Narrative Theory Through a Meta-Linguistic Lens

Classic narrative theory deals with story and discourse, but a meta-linguistic approach delves deeper into the linguistic substrates of narration. We investigate the frameworks of different narrative modalities: the linguistic markers of free indirect discourse, the presuppositional structure of an unreliable narrator, the temporal frameworks built through verb tense and aspect. For instance, how does the use of the historical present tense create a different reality framework than the simple past? We also study genres as meta-linguistic contracts. The framework of a detective novel includes presuppositions about clues, causality, and the revelation of truth. The framework of magical realism presupposes that the supernatural will be narrated with the same linguistic flatness as the mundane. By codifying these genre frameworks, we can better understand reader expectations and the mechanics of genre blending and subversion.

Digital and Interactive Literature: New Frontiers

The digital age has created new literary forms—hypertext fiction, interactive narratives, AI-generated stories—that present novel meta-linguistic challenges and opportunities. These forms often have non-linear or user-determined structures, meaning the traditional framework of a fixed, sequential text breaks down. Our researchers study the 'grammar of interaction.' What are the linguistic and conceptual frameworks that allow a reader to navigate a hypertext? How do choice-based narratives (like video games or 'choose your own adventure' stories) create branching semantic frameworks? Furthermore, we examine AI-assisted writing: what happens when the 'author' is a collaboration between a human's intentional framework and a language model's statistical framework? This work pushes meta-linguistics into the realm of human-computer interaction, software design, and the philosophy of authorship, ensuring our field remains at the cutting edge of how stories are told and experienced.

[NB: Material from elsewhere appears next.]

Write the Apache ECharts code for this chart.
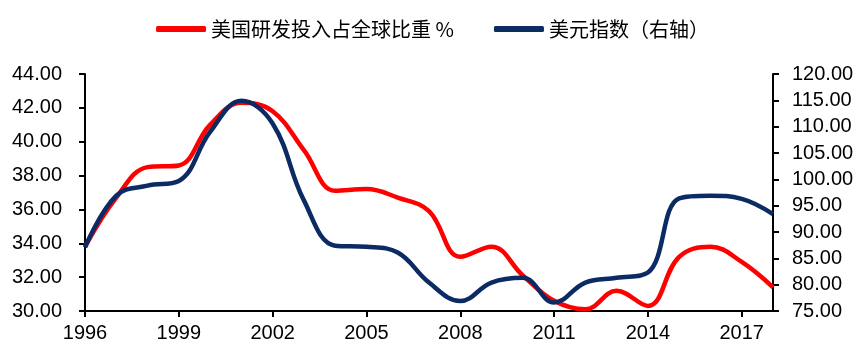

Literature, therefore, is not just an object of study for meta-linguistics; it is a vital partner in the exploration of linguistic possibility. Authors and poets are empirical researchers, conducting experiments on the limits and potentials of language. By applying the rigorous analytical tools of meta-linguistics to literary texts, we uncover the deep structures of imagination. Conversely, by bringing literary creativity into our theoretical work, we ensure that our science remains connected to the expressive, world-making power that is language's greatest gift. The Institute fosters this symbiotic relationship, believing that the bridge between the laboratory and the library is essential for a complete understanding of the meta-linguistic mind.